This exhibition is important for what it represents, what it contains, and what it suggests.

It represents a new Russia, willing and anxious under its first democratically elected president, Boris Yeltsin, to affirm the core democratic value of open access to information. Shortly after defeating the attempted coup of August 1991, a group from the victorious democratic resistance led by the chief archivist of Russia, Rudolph Pikhoia, took over the previously top secret archives of the Central Committee of the Communist Party and began the process of both consolidating democratic control over all archives in Russia and attempting to make them available for the first time for public study.

This exhibit, which will later be shown in Moscow, is a milestone in this process — the first public display of the hitherto highly secret internal record of Soviet Communist rule. The legendary secretiveness and general inaccessibility of the entire Soviet archival system was maintained throughout the Gorbachev era. The willingness of the new Russian Archival Committee under Pikhoya to cooperate in preparing this exhibit with the Library of Congress dramatizes the break that a newly democratic Russia is attempting to make with the entire Soviet past. They are helping to turn material long used for one-sided political combat into material for shared historical investigation in the post-Cold War era.
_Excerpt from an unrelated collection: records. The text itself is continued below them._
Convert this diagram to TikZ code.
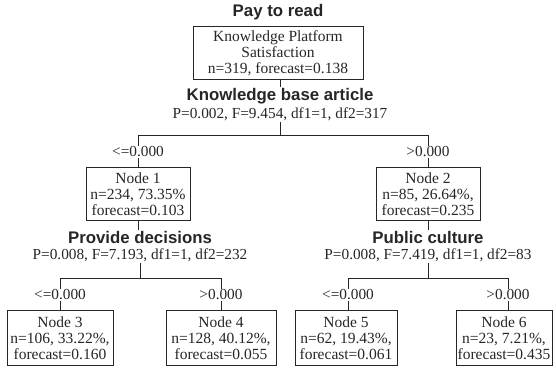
\documentclass[tikz,border=0pt]{standalone}
\usepackage{fontspec}
\setmainfont{Liberation Serif}
\setsansfont{Liberation Sans}
\begin{document}
\begin{tikzpicture}[x=1pt,y=-1pt,
  box/.style={draw=black!85, line width=0.9pt, align=center, inner sep=1pt,
    font=\fontsize{15.5}{16}\selectfont, minimum height=53pt, text=black!85},
  split/.style={font=\sffamily\bfseries\fontsize{16.8}{18}\selectfont, inner sep=1pt, text=black!85},
  stat/.style={font=\fontsize{15.3}{16}\selectfont, inner sep=1pt, text=black!85},
  cond/.style={font=\fontsize{15.3}{16}\selectfont, inner sep=1pt, text=black!85, fill=white},
  conn/.style={draw=black!85, line width=0.8pt}]
\useasboundingbox (0,0) rectangle (556,368);
% root
\node[split] (title) at (278,12) {Pay to read};
\node[box, minimum width=170pt] (root) at (278,53) {Knowledge Platform\\Satisfaction\\n=319, forecast=0.138};
\node[split] (s0) at (280,96) {Knowledge base article};
\node[stat] (p0) at (280,114) {P=0.002, F=9.454, df1=1, df2=317};
\draw[conn] (root.south -| s0.north) -- (s0.north);
\coordinate (h0) at (280,135);
\coordinate (h0l) at (138,135);
\coordinate (h0r) at (428,135);
\draw[conn] (p0.south) -- (h0);
\draw[conn] (h0l) -- (h0r);
% level 1
\node[cond] (c1) at (138,152) {<=0.000};
\node[cond] (c2) at (428,152) {>0.000};
\node[box, minimum width=104pt] (n1) at (138,194) {Node 1\\n=234, 73.35\%\\forecast=0.103};
\node[box, minimum width=104pt] (n2) at (428,194) {Node 2\\n=85, 26.64\%,\\forecast=0.235};
\draw[conn] (h0l) -- (c1.north);
\draw[conn] (c1.south) -- (n1.north);
\draw[conn] (h0r) -- (c2.north);
\draw[conn] (c2.south) -- (n2.north);
\node[split] (s1) at (140,237) {Provide decisions};
\node[stat] (p1) at (140,255) {P=0.008, F=7.193, df1=1, df2=232};
\node[split] (s2) at (428,237) {Public culture};
\node[stat] (p2) at (428,255) {P=0.008, F=7.419, df1=1, df2=83};
\draw[conn] (n1.south) -- (n1.south |- s1.north);
\draw[conn] (n2.south) -- (s2.north);
% level 2
\coordinate (h1) at (140,278);
\coordinate (h1l) at (60,278);
\coordinate (h1r) at (221,278);
\coordinate (h2) at (428,278);
\coordinate (h2l) at (348,278);
\coordinate (h2r) at (508,278);
\draw[conn] (p1.south) -- (h1);
\draw[conn] (h1l) -- (h1r);
\draw[conn] (p2.south) -- (h2);
\draw[conn] (h2l) -- (h2r);
\node[cond] (c3) at (60,295) {<=0.000};
\node[cond] (c4) at (221,295) {>0.000};
\node[cond] (c5) at (348,295) {<=0.000};
\node[cond] (c6) at (508,295) {>0.000};
\node[box, minimum width=106pt, minimum height=55pt] (n3) at (60,338) {Node 3\\n=106, 33.22\%,\\forecast=0.160};
\node[box, minimum width=110pt, minimum height=55pt] (n4) at (221,338) {Node 4\\n=128, 40.12\%,\\forecast=0.055};
\node[box, minimum width=102pt, minimum height=55pt] (n5) at (346,338) {Node 5\\n=62, 19.43\%,\\forecast=0.061};
\node[box, minimum width=96pt, minimum height=55pt] (n6) at (504,338) {Node 6\\n=23, 7.21\%,\\forecast=0.435};
\draw[conn] (h1l) -- (c3.north);
\draw[conn] (c3.south) -- (c3.south |- n3.north);
\draw[conn] (h1r) -- (c4.north);
\draw[conn] (c4.south) -- (c4.south |- n4.north);
\draw[conn] (h2l) -- (c5.north);
\draw[conn] (c5.south) -- (c5.south |- n5.north);
\draw[conn] (h2r) -- (c6.north);
\draw[conn] (c6.south) -- (c6.south |- n6.north);
\end{tikzpicture}
\end{document}
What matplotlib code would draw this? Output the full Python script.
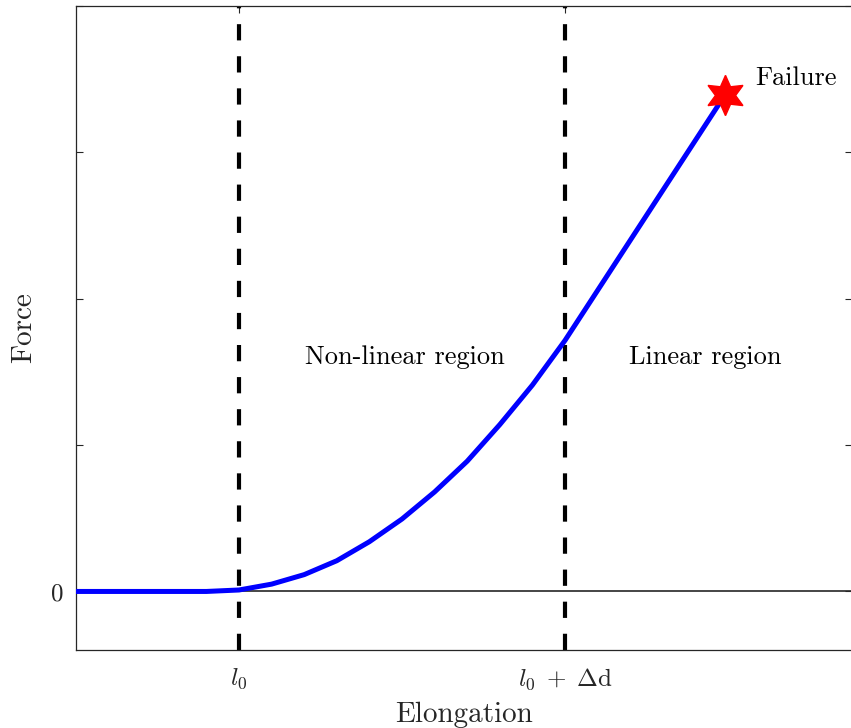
import numpy as np
import matplotlib.pyplot as plt

plt.rcParams['mathtext.fontset'] = 'cm'
plt.rcParams['font.family'] = 'cmr10'
plt.rcParams['axes.formatter.use_mathtext'] = True

# force-elongation curve: slack, non-linear toe, then linear up to failure
elong = [0.5, 0.9, 1.0, 1.1, 1.2, 1.3, 1.4, 1.5, 1.6, 1.7, 1.8, 1.9, 2.0, 2.49]
force = [0.0, 0.0, 0.01, 0.05, 0.115, 0.21, 0.34, 0.495, 0.68, 0.89, 1.14, 1.41, 1.715, 3.39]

l0 = 1.0
dd = 1.0
xtick_labels = [r'$l_0$', r'$l_0\;+\;\Delta\mathrm{d}$']

ink = '#262626'

fig = plt.figure(figsize=(8.51, 7.28), dpi=100)
ax = fig.add_axes([76 / 851, 78 / 728, 776 / 851, 644 / 728])

ax.axhline(0, color=ink, lw=1.2, zorder=1)
for xv in (l0, l0 + dd):
    ln = ax.axvline(xv, color='k', lw=3.0, zorder=2)
    ln.set_dashes([3.9, 3.8])

ax.plot(elong, force, color=(0, 0, 1), lw=3.6, zorder=3)
ax.plot(elong[-1], force[-1], marker=(6, 1, 0), color='r', ms=29, zorder=4)

ax.text(2.585, 3.51, 'Failure', fontsize=19, ha='left', va='center', color='k')
ax.text(1.51, 1.6, 'Non-linear region', fontsize=19, ha='center', va='center', color='k')
ax.text(2.43, 1.6, 'Linear region', fontsize=19, ha='center', va='center', color='k')

ax.set_xlim(0.5, 0.5 + 776 / 326)
ax.set_ylim(-0.4, 4.0)
ax.set_xticks([l0, l0 + dd])
ax.set_xticklabels(xtick_labels)
ax.set_yticks([0, 1, 2, 3, 4])
ax.set_yticklabels(['0', '', '', '', ''])
ax.tick_params(direction='in', length=5, width=0.8, colors=ink, labelsize=18,
               right=True, top=True, pad=9)
ax.tick_params(axis='x', pad=12)
for s in ax.spines.values():
    s.set_color(ink)
    s.set_linewidth(0.9)

ax.set_xlabel('Elongation', fontsize=21, color=ink, labelpad=7)
ax.set_ylabel('Force', fontsize=21, color=ink, labelpad=10)

plt.savefig('out.png', dpi=100)
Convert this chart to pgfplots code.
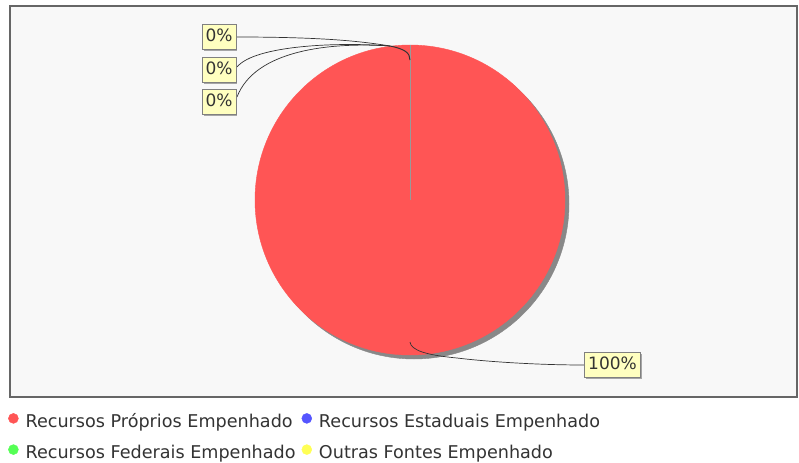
\documentclass[border=0pt]{standalone}
\usepackage{fontspec}
\setmainfont{DejaVu Sans}
\usepackage{pgfplots}
\pgfplotsset{compat=1.18}
\usepackage{pgfplotstable}
\usetikzlibrary{shadows}

\definecolor{pred}{HTML}{FF5555}
\definecolor{pblue}{HTML}{5555FF}
\definecolor{pgreen}{HTML}{55FF55}
\definecolor{pyellow}{HTML}{FFFF55}
\definecolor{plotbg}{HTML}{F8F8F8}
\definecolor{frame}{HTML}{666666}
\definecolor{lblbg}{HTML}{FFFFC0}
\definecolor{txt}{HTML}{333333}
\definecolor{pieshadow}{HTML}{888888}

% slice values (percent) and where their labels sit
\pgfplotstableread{
name      value  lx     ly
proprios  100    612.5  364.5
estaduais 0      219    37
federais  0      219    70
outras    0      219    102
}\slices

\begin{document}
\begin{tikzpicture}
\begin{axis}[
  scale only axis, width=799bp, height=463bp,
  xmin=0, xmax=799, ymin=0, ymax=463, y dir=reverse,
  hide axis, clip=false, clip mode=individual,
  legend style={at={(axis cs:8,413)}, anchor=north west, draw=none, fill=none,
    font=\fontsize{17.6bp}{20bp}\selectfont, text=txt, inner sep=0pt,
    legend columns=2, row sep=13bp,
    nodes={inner xsep=0bp, inner ysep=0bp, text height=13bp, text depth=4bp},
    /tikz/every odd column/.append style={column sep=7bp},
    /tikz/every even column/.append style={column sep=6bp}},
  legend cell align=left,
  legend image code/.code={\fill[#1] (5bp,4.5bp) circle (5bp);},
]
\path[fill=white] (axis cs:0,0) rectangle (axis cs:799,463);
\path[fill=plotbg, draw=frame, line width=1.2bp] (axis cs:10,6) rectangle (axis cs:797,397);

% pie: shadow, then the single full slice
\addplot[color=pieshadow, only marks, mark=*, mark size=155bp, forget plot]
  coordinates {(414,204)};
\addplot[color=pred, only marks, mark=*, mark size=155bp, forget plot]
  coordinates {(410,200)};
\addplot[color=gray!80, line width=1bp, mark=none, forget plot] coordinates {(410,200)(410,45)};

% label links
\draw[txt, line width=0.7bp] (axis cs:236,37) .. controls (axis cs:320,37) and (axis cs:360,41) .. (axis cs:390,46);
\draw[txt, line width=0.7bp] (axis cs:237,67) .. controls (axis cs:255,45) and (axis cs:340,42) .. (axis cs:390,46);
\draw[txt, line width=0.7bp] (axis cs:237,97) .. controls (axis cs:255,50) and (axis cs:330,42) .. (axis cs:390,46);
\draw[txt, line width=1bp] (axis cs:390,46) .. controls (axis cs:405,49) and (axis cs:410,53) .. (axis cs:410,60);
\draw[txt, line width=0.7bp] (axis cs:410,342) .. controls (axis cs:411,350) and (axis cs:425,355) .. (axis cs:457,358)
  .. controls (axis cs:490,362) and (axis cs:540,365) .. (axis cs:584,365);

% percentage labels
\addplot[draw=none, mark=none, forget plot,
  nodes near coords={\pgfplotspointmeta\%},
  point meta=explicit symbolic,
  every node near coord/.style={anchor=center, fill=lblbg, draw=gray, line width=0.6bp,
    text=txt, font=\fontsize{17bp}{20bp}\selectfont,
    inner xsep=3.5bp, inner ysep=4bp, text height=13bp, text depth=4bp,
    drop shadow={shadow xshift=1.5bp, shadow yshift=-1.5bp, fill=gray!70, opacity=1}},
] table[x=lx, y=ly, meta=value] {\slices};

\addlegendimage{pred}
\addlegendentry{Recursos Próprios Empenhado}
\addlegendimage{pblue}
\addlegendentry{Recursos Estaduais Empenhado}
\addlegendimage{pgreen}
\addlegendentry{Recursos Federais Empenhado}
\addlegendimage{pyellow}
\addlegendentry{Outras Fontes Empenhado}
\end{axis}
\end{tikzpicture}
\end{document}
This exhibit is also remarkable for what it contains: the first significant number of documents ever shown anywhere from what may be the most important new source of primary materials for understanding the history of the twentieth century. These documents provide an unprecedented inside look at the workings of one of the largest, most powerful and long-lived political machines of the modern era. As in any modern archive, there is more bureaucratic verbiage and fewer instant revelations than one might hope for. But the documents that the Library of Congress has here chosen from the 500 made available from the Russian archives cover the entire range of Soviet history from the October Revolution of 1917 to the failed coup of August 1991. They include material from archives that had been key working files of the Communist rulers until August 1991: the archives of the Central Committee, the Presidential archive, and the KGB.

This exhibit illustrates both the domestic and the foreign policy of Soviet rule. The first section covers internal politics and aspects of Soviet reality that were hidden or falsified in official propaganda. These include the unannounced decisions and votes of the higher organs of the Communist Party, as well as the repressive activities of the Soviet security organs and various organs charged with controlling literary freedom and organized religion.

The second section, dedicated to Soviet-American relations, shows how those relations were conducted between governments, between the publics of the two countries, and between the Communist parties of the USSR and the USA. This section documents cooperative as well as confrontational periods in that relationship.

The material in the exhibit offers only a small suggestion of what the vast archives of the paper-intensive Soviet era may eventually reveal. The material suggests that totalitarian practices of terror and forced labor began earlier and more deliberately than have often been assumed. The ruthlessness, originality, and complexity documented in these records suggests bureaucratic dictatorship cut off from the people—and provides many hints of why Communist rule both lasted so long and fell apart so fast.